If $P(E_n) = 0$, then $P(\cup E_n) =0$ What does this question mean here. If the probability of $E_n$ is zero does that mean $p(E_i) =0, i < n$? I am not sure if I should assume subset here? 
 A: I think what this should say is that if $P\left(E_{n}\right)=0$ for
all $n\in\mathbb{N}$, then $P\left(\bigcup_{n=0}^{\infty}E_{n}\right)=0$.
This follows from subadditivity:
$$
P\left(\bigcup_{n=0}^{\infty}E_{n}\right)\leq\sum_{n=0}^{\infty} P\left(E_{n}\right)=0.
$$
Edit: As an intuitive example, consider the events of the form $E_n$ in which $X$, a random variable that is normally distributed takes on the value $x_n\in\mathbb{R}$. Note that $P\left(E_n\right)=0$ (to convince yourself of this, just look at the integral $$P\left(E_n\right)=\int_{x_n}^{x_n}\varphi\left(x\right)dx=0$$
where $\varphi$ is the normal probability density function). Now, consider $\bigcup_{n=0}^\infty E_n$. This has probability
$$P\left(\bigcup_{n=0}^\infty E_n\right)=\sum_{n=0}^\infty \int_{x_n}^{x_n}\varphi\left(x\right)dx=0.$$
You can come up with any number of examples.
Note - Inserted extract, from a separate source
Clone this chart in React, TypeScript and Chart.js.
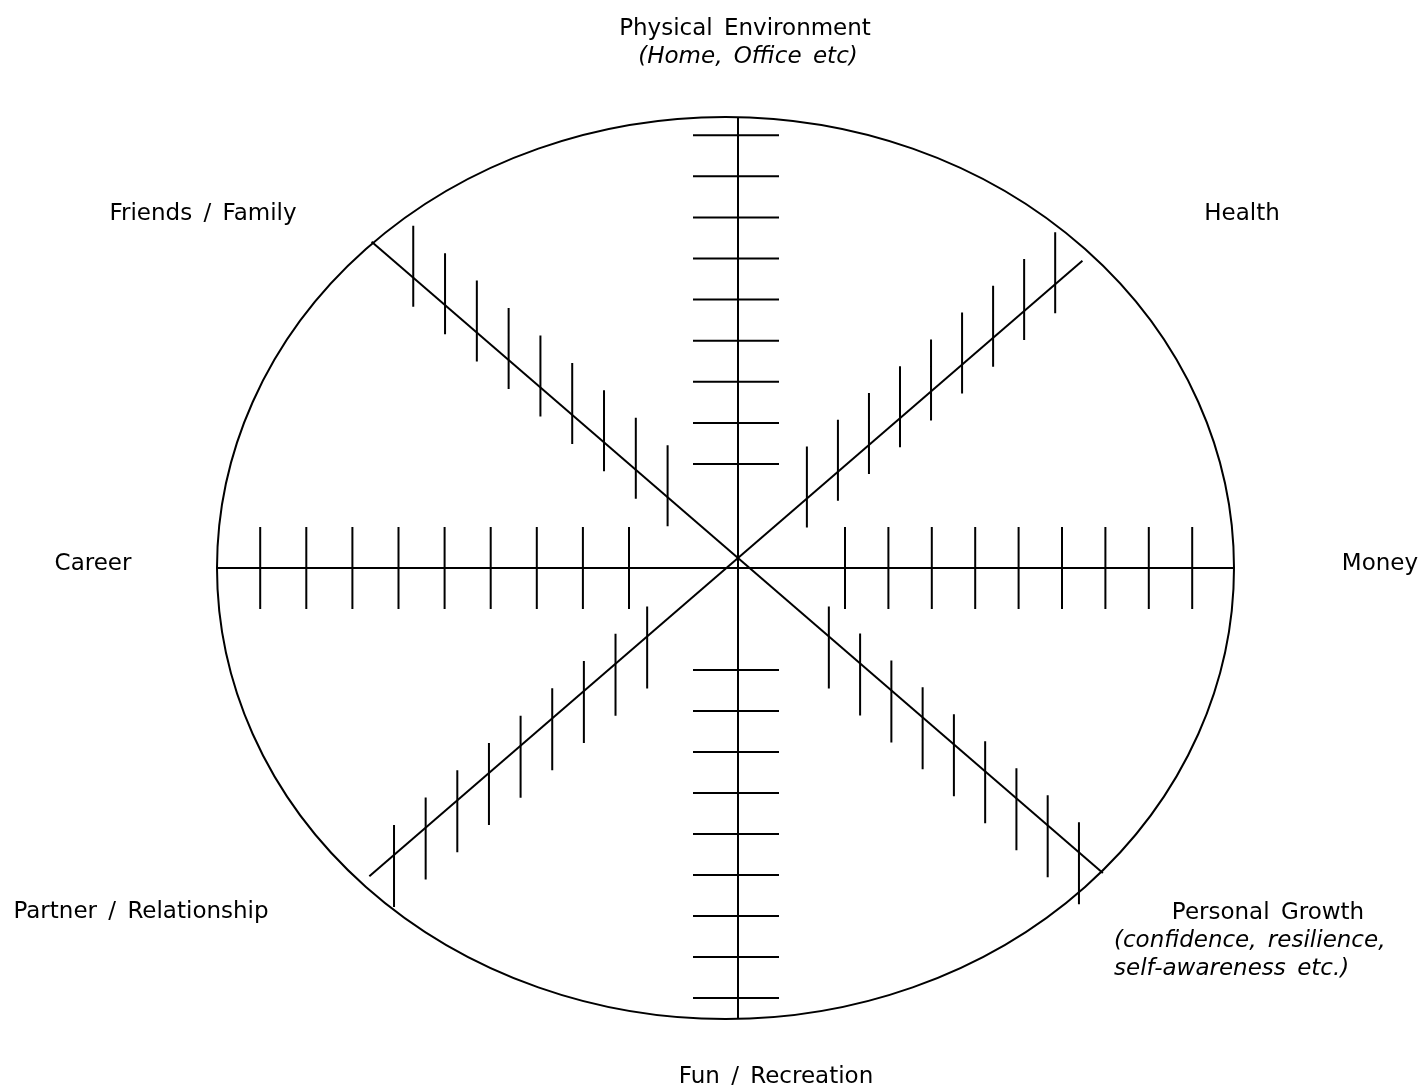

A: For countable $n$, the identity always holds since
$$0\leq P(\cup E_n)\leq\sum_n P(E_n)=0$$
But if $n$ can't be enumerable, then the last summation doesn't seem to true in general case. For example, pick a point randomly at interval $[0,1]$, the probability of hitting 0 is zero, but the summation of hitting $x\in[0,1]$ is obviously 1.